I have a pandas dataframe with that contains 2 attributes (State & Office ID) and two measures ( Sales and Units) for that office.
I want to calculate the percentage of sales per office in a given state (total of all percentages in each state is 100%). I would like to do the same thing for units. Similar to this problem, but I have multiple measures (link).
np.random.seed(0)
df = pd.DataFrame({'state': ['CA', 'WA', 'CO', 'AZ'] * 3,
'office_id': list(range(1, 7)) * 2,
'sales': [np.random.randint(100000, 999999)
for _ in range(12)],
'units': [np.random.randint(100, 999)
for _ in range(12)]})
state_office = df.groupby(['state', 'office_id'])['sales','units'].sum()
I would like to solve it like this (or maybe with a loop if I have many measures):
state_pcts['sales'] = state_office.groupby(level=0).apply(lambda x: 100 * x['sales'] / float(x['sales'].sum()))
state_pcts['units'] = state_pcts.groupby(level=0).apply(lambda x: 100 * x['units'] / float(x['units'].sum()))
But this does not work. It's possible to solve this by setting and resetting the index for every column, but there must be a better way with Lambda.

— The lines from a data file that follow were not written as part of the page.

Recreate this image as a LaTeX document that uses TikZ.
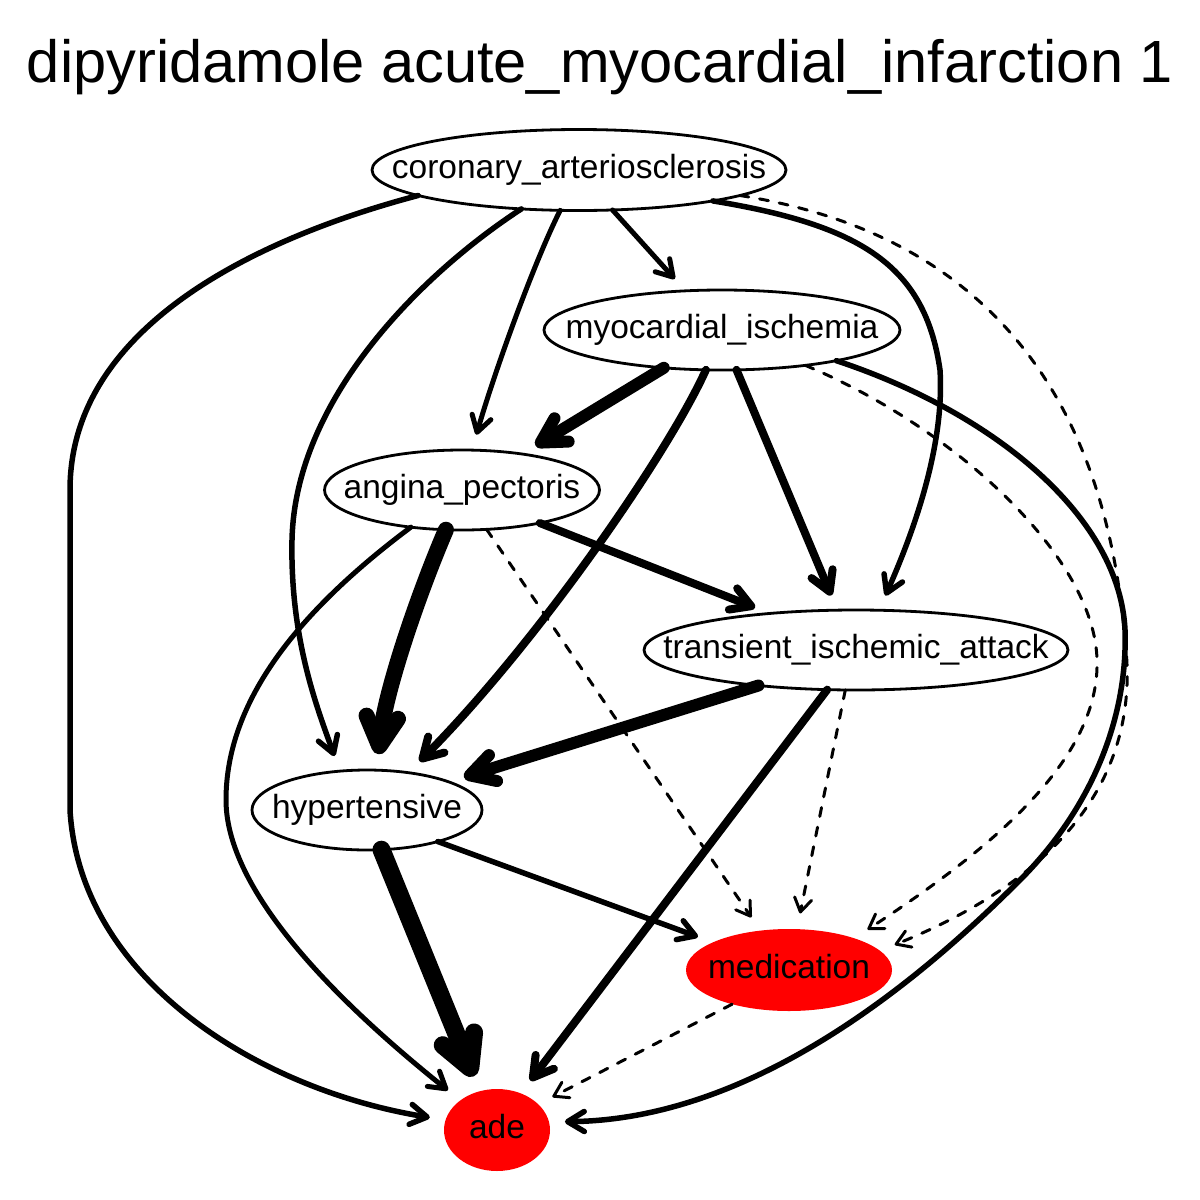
\documentclass[tikz,border=0pt]{standalone}
\usepackage{fontspec}
\setmainfont{Liberation Sans}
\usetikzlibrary{shapes.geometric,arrows.meta}
\tikzset{
  nd/.style={ellipse, draw, line width=2.8pt, fill=white, inner sep=0pt, outer sep=0pt,
    font=\fontsize{33.5}{40}\selectfont, text height=24.5pt, text depth=7pt},
  rednd/.style={nd, draw=none, fill=red},
  tip/.style={-{Straight Barb[length=10pt 1.2, width=14pt 1.1, round]}},
  ed/.style={line width=#1, tip, line cap=round, line join=round, shorten >=16pt},
  dsh/.style={line width=3pt, tip, line cap=round, dash pattern=on 9pt off 11pt, shorten >=16pt}
}
\newcommand{\lbl}[1]{\makebox[0pt]{#1}}
\begin{document}
\begin{tikzpicture}[x=1pt,y=-1pt]
\fill[white] (0,0) rectangle (1200,1200);
\useasboundingbox (0,0) rectangle (1200,1200);

\node[anchor=base, font=\fontsize{59.6}{70}\selectfont] (title) at (600,82) {dipyridamole acute\_myocardial\_infarction 1};

\node[nd, minimum width=414pt, minimum height=81pt] (cor) at (579,170) {\lbl{coronary\_arteriosclerosis}};
\node[nd, minimum width=356pt, minimum height=80pt] (myo) at (722,330) {\lbl{myocardial\_ischemia}};
\node[nd, minimum width=275pt, minimum height=80pt] (ang) at (462,490) {\lbl{angina\_pectoris}};
\node[nd, minimum width=424pt, minimum height=80pt] (tia) at (856,650) {\lbl{transient\_ischemic\_attack}};
\node[nd, minimum width=230pt, minimum height=80pt] (hyp) at (367,810) {\lbl{hypertensive}};
\node[rednd, minimum width=206pt, minimum height=82pt] (med) at (789,970) {\lbl{medication}};
\node[rednd, minimum width=106pt, minimum height=82pt] (ade) at (497,1130) {\lbl{ade}};

% coronary_arteriosclerosis
\draw[ed=5.5pt] (cor.189) .. controls (250,240) and (70,330) .. (70,490) -- (70,810) .. controls (80,980) and (260,1090) .. (ade.169);
\draw[ed=5.5pt] (cor.214) .. controls (420,275) and (295,400) .. (292,540) .. controls (290,640) and (318,710) .. (hyp.125);
\draw[ed=5pt] (cor.245) .. controls (535,260) and (495,370) .. (ang.76);
\draw[ed=5pt] (cor.310) -- (myo.133);
\draw[ed=5.5pt] (cor.347) .. controls (860,225) and (925,265) .. (940,370) .. controls (945,450) and (910,540) .. (tia.60);
\draw[dsh] (cor.351) .. controls (990,235) and (1105,400) .. (1125,640) .. controls (1140,760) and (1080,870) .. (med.12);
% myocardial_ischemia
\draw[ed=12pt] (myo.213) -- (ang.31);
\draw[ed=8pt] (myo.248) .. controls (670,450) and (540,640) .. (hyp.42);
\draw[ed=8pt] (myo.290) -- (tia.115);
\draw[dsh] (myo.337) .. controls (960,430) and (1095,560) .. (1097,660) .. controls (1100,760) and (990,850) .. (med.26);
\draw[ed=5.5pt] (myo.345) .. controls (1000,415) and (1120,520) .. (1125,630) .. controls (1128,720) and (1090,810) .. (1020,880) .. controls (930,970) and (760,1120) .. (ade.9);
% angina_pectoris
\draw[ed=16pt] (ang.248) .. controls (420,590) and (385,690) .. (hyp.76);
\draw[ed=8pt] (ang.337) -- (tia.157);
\draw[dsh] (ang.302) -- (med.126);
\draw[ed=5pt] (ang.216) .. controls (300,610) and (226,700) .. (226,800) .. controls (226,900) and (360,1020) .. (ade.141);
% transient_ischemic_attack
\draw[ed=12pt] (tia.200) -- (hyp.19);
\draw[ed=8pt] (tia.234) -- (ade.57);
\draw[dsh] (tia.255) -- (med.79);
% hypertensive
\draw[ed=5.5pt] (hyp.336) -- (med.160);
\draw[ed=18pt] (hyp.290) -- (ade.114);
% medication
\draw[dsh] (med.211) -- (ade.32);
\end{tikzpicture}
\end{document}
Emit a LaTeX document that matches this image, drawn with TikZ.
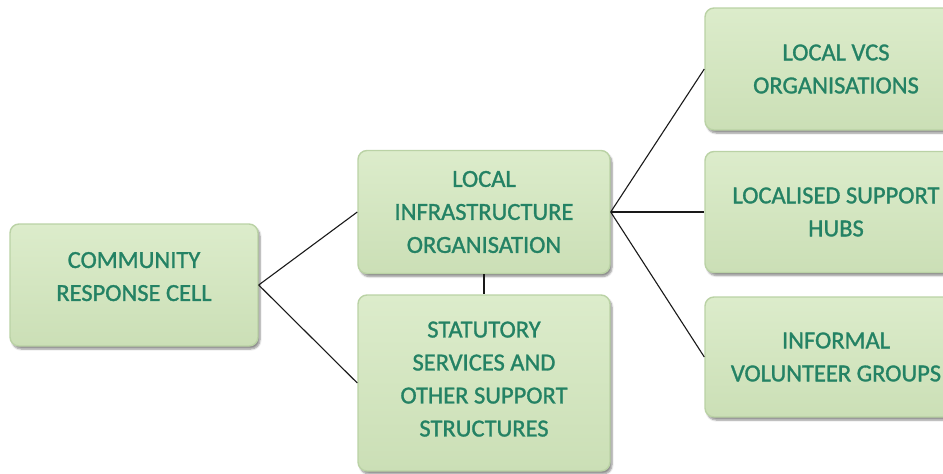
\documentclass[tikz,border=0pt]{standalone}
\usepackage{fontspec}
\setmainfont{Carlito}
\newfontfamily\boxfont[FakeBold=1.2]{Carlito}
\usetikzlibrary{shadows.blur}
\definecolor{boxtop}{RGB}{220,236,203}
\definecolor{boxbot}{RGB}{203,223,182}
\definecolor{boxedge}{RGB}{186,210,165}
\definecolor{txtgreen}{RGB}{36,130,100}
\tikzset{
  cellbox/.style={rectangle, rounded corners=9pt, draw=boxedge, line width=1.4pt,
    top color=boxtop, bottom color=boxbot, text=txtgreen, align=center,
    font=\boxfont\fontsize{24.5}{33}\selectfont, inner sep=0pt,
    blur shadow={shadow xshift=2pt, shadow yshift=-3pt, shadow blur steps=6, shadow opacity=45}},
  link/.style={draw=black!90, line width=1.1pt}
}
\begin{document}
\begin{tikzpicture}[x=1pt,y=-1pt]
\useasboundingbox (0,0) rectangle (943,474);
\clip (0,0) rectangle (943,474);
\node[cellbox, minimum width=248pt, minimum height=122pt, text depth=17pt] (comm) at (134,285) {COMMUNITY\\RESPONSE CELL};
\node[cellbox, minimum width=252pt, minimum height=123pt] (infra) at (484,212) {LOCAL\\INFRASTRUCTURE\\ORGANISATION};
\node[cellbox, minimum width=252pt, minimum height=176pt, text depth=8pt] (stat) at (484,383) {STATUTORY\\SERVICES AND\\OTHER SUPPORT\\STRUCTURES};
\node[cellbox, minimum width=262pt, minimum height=122pt] (vcs) at (836,69) {LOCAL VCS\\ORGANISATIONS};
\node[cellbox, minimum width=262pt, minimum height=121pt] (hubs) at (836,212) {LOCALISED SUPPORT\\HUBS};
\node[cellbox, minimum width=262pt, minimum height=120pt] (inf) at (836,357) {INFORMAL\\VOLUNTEER GROUPS};
\draw[link] (comm.east) -- (infra.west);
\draw[link] (comm.east) -- (stat.west);
\draw[link] (infra.east) -- (vcs.west);
\draw[link] (infra.east) -- (hubs.west);
\draw[link] (infra.east) -- (inf.west);
\draw[link] (infra.south) -- (stat.north);
\end{tikzpicture}
\end{document}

EG
state_office.set_index(["state", "office_id","units"], inplace = True)
state_pcts = state_office.groupby(level=0).apply(lambda x: 100 * x / float(x.sum())).reset_index()
state_pcts.set_index(["state", "office_id","sales"], inplace = True)
state_pcts = state_pcts.groupby(level=0).apply(lambda x: 100 * x / float(x.sum())).reset_index()